Amazon announced this morning four new Kindle products: Kindle Fire, Kindle Touch 3G, Kindle Touch and Kindle. The latter three are your average e-ink readers with six-inch screens, but they’re a little more sleek than previous Kindle models. They’re made with magnesium and soft-touch plastics, so they feel sleek. Amazon kept pushing its “premium products at non-premium prices” tagline today, and that’s exactly what these three e-Readers are. The Kindle Fire is a pretty great Android tablet, skinned to the bone with Amazon’s UI and services, but has the performance of just about any other Android tablet out there.
What makes any or all of these products significant? Well, it goes back to that tagline: premium products at non-premium prices. The Kindle starts at $79, and the Kindle Touch and Touch 3G are $99 and $149, respectively. That brilliant Kindle Fire? $199. At these prices, impulse buying has never been easier. But it isn’t just the great pricing, and therefore easier buying decisions, that matters here. Amazon might be changing the way buyers and manufacturers view the importance of hardware versus software.
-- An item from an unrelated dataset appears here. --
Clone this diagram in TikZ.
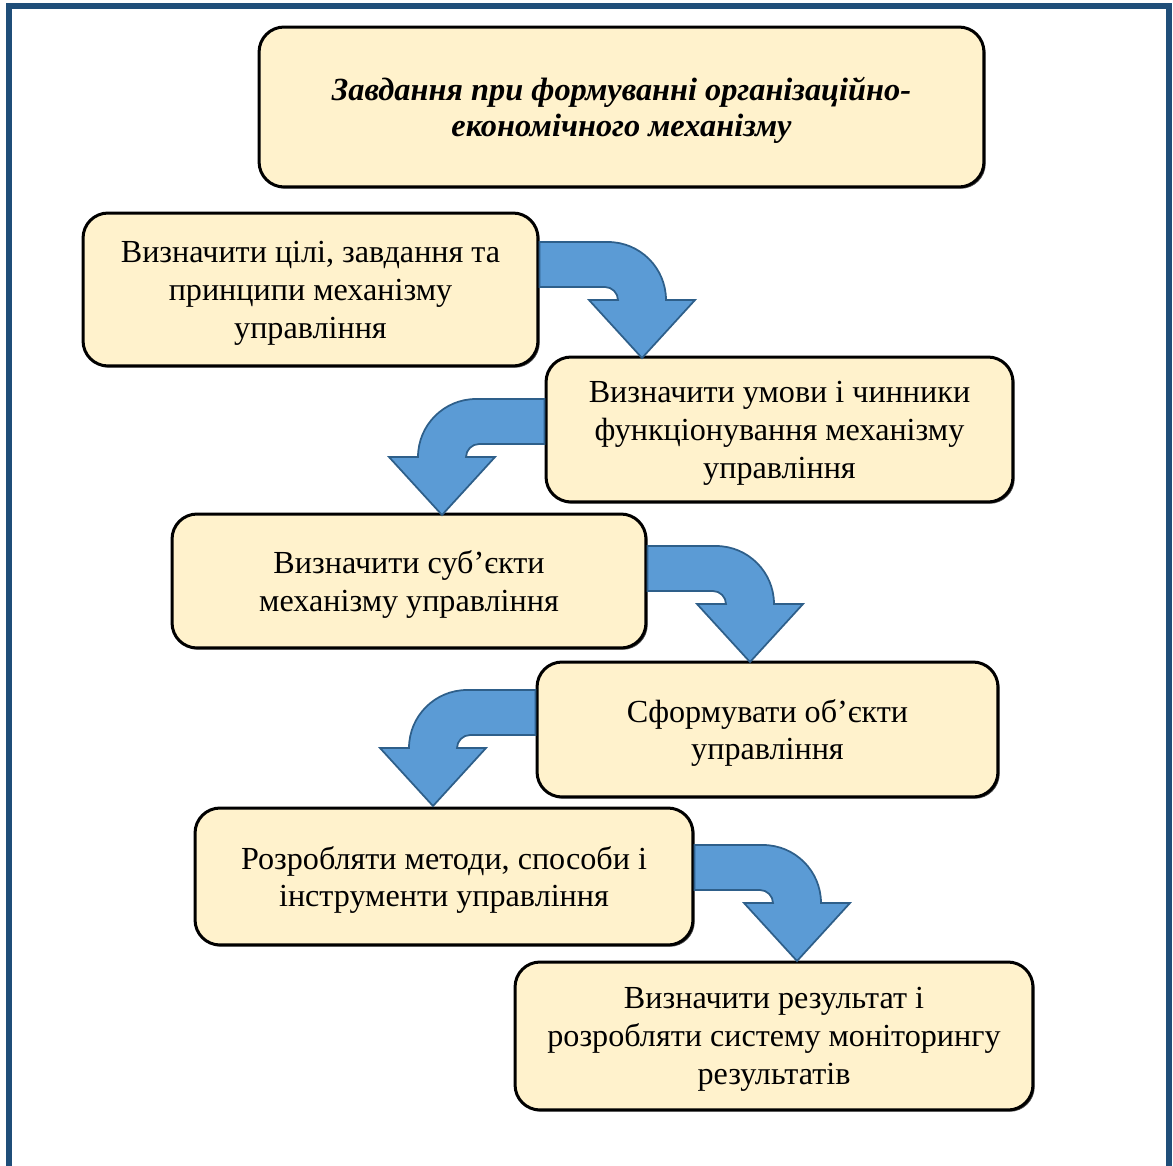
\documentclass[tikz,border=0pt]{standalone}
\usepackage{fontspec}
\setmainfont{Liberation Serif}
\usetikzlibrary{shadows}

\definecolor{boxfill}{HTML}{FFF2CC}
\definecolor{arrowfill}{HTML}{5B9BD5}
\definecolor{arrowline}{HTML}{2E5F8A}
\definecolor{framecol}{HTML}{1F4E79}

\tikzset{
  stage/.style={draw=black, line width=0.06cm, fill=boxfill, rounded corners=0.5cm,
    align=center, inner sep=0pt, text depth=-0.1cm, font=\fontsize{18.3}{21.6}\selectfont,
    drop shadow={shadow xshift=0.035cm, shadow yshift=-0.035cm, fill=black!70, opacity=1}},
  blockarrow/.style={draw=arrowline, line width=0.035cm, fill=arrowfill, line join=miter}
}

% #1 start anchor, #2 shaft top y, #3 tip x, #4 direction (1 right, -1 left)
\newcommand{\bentarrow}[4]{%
  \draw[blockarrow] (#1 |- 0,#2) -- ({#3-34*#4},#2)
    .. controls ({#3-2*#4},#2) and ({#3+24*#4},{#2+26}) .. ({#3+24*#4},{#2+58})
    -- ({#3+53*#4},{#2+58}) -- (#3,{#2+116}) -- ({#3-53*#4},{#2+58}) -- ({#3-24*#4},{#2+58})
    .. controls ({#3-24*#4},{#2+51}) and ({#3-30*#4},{#2+45}) .. ({#3-37*#4},{#2+45})
    -- (#1 |- 0,{#2+45}) -- cycle;}

\begin{document}
\begin{tikzpicture}[x=0.02cm, y=-0.02cm]
        \useasboundingbox (0,0) rectangle (1173,1166);
        % frame
        \draw[framecol, line width=0.12cm] (9,1166) -- (9,6) -- (1169,6) -- (1169,1166);

        \node[stage, minimum width=14.5cm, minimum height=3.2cm,
          font=\fontsize{18.4}{20.5}\selectfont\bfseries\itshape] (title) at (621.5,107)
          {Завдання при формуванні організаційно-\\економічного механізму};
        \node[stage, minimum width=9.1cm, minimum height=3.06cm] (goals) at (310.5,289.5)
          {Визначити цілі, завдання та\\принципи механізму\\управління};
        \node[stage, minimum width=9.34cm, minimum height=2.9cm] (factors) at (779.5,429.5)
          {Визначити умови і чинники\\функціонування механізму\\управління};
        \node[stage, minimum width=9.48cm, minimum height=2.68cm] (subjects) at (409,581)
          {Визначити суб’єкти\\механізму управління};
        \node[stage, minimum width=9.22cm, minimum height=2.7cm] (objects) at (767.5,729.5)
          {Сформувати об’єкти\\управління};
        \node[stage, minimum width=9.96cm, minimum height=2.74cm] (methods) at (444,876.5)
          {Розробляти методи, способи і\\інструменти управління};
        \node[stage, minimum width=10.36cm, minimum height=2.96cm] (results) at (774,1036)
          {Визначити результат і\\розробляти систему моніторингу\\результатів};

        \bentarrow{goals.east}{242}{642}{1}
        \bentarrow{factors.west}{399}{442}{-1}
        \bentarrow{subjects.east}{546}{750}{1}
        \bentarrow{objects.west}{690}{433}{-1}
        \bentarrow{methods.east}{845}{797}{1}
\end{tikzpicture}
\end{document}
While the Kindle Fire, for example, is a great deal for what you get at just $199, it might also lock you into the Amazon ecosystem. You’ll likely keep up an Amazon Prime account to take advantage of the video content for your device. And if you do have a Prime account, might as well take advantage of it and do more shopping on Amazon, too, right? Apps, content, books and everything you could possibly want on your device will have to come from Amazon.
It’s like buying a video game console and buying all the games for it. Amazon has given us the console at prices that wouldn’t cause us to blink, but if we truly want to get the most, or arguably anything, out of it, we have to buy the game discs or cartridges, if you will. What Amazon did with the Kindle Fire, pricing it at $199, is brilliant.
So now we have to ask ourselves how much hardware matters. The Kindle Fire isn’t perfect. There are no cameras on it and no microphone, so you can’t make video calls, shoot video or take portraits with it. But for everything else you’re getting, at the price you’re getting it for, are those sacrifices you’d be willing to make? Also, Amazon will be curating the apps you can and can’t use on the Kindle Fire, which means you won’t have access to the tens of thousands of Android apps on the Android Market.
It has its downsides, but Amazon’s strategy here – getting you to buy the window into their ecosystem – is pretty brilliant. And with the holidays coming right up after the tablet begins to ship, I can picture this being a huge success to Amazon’s bottom line.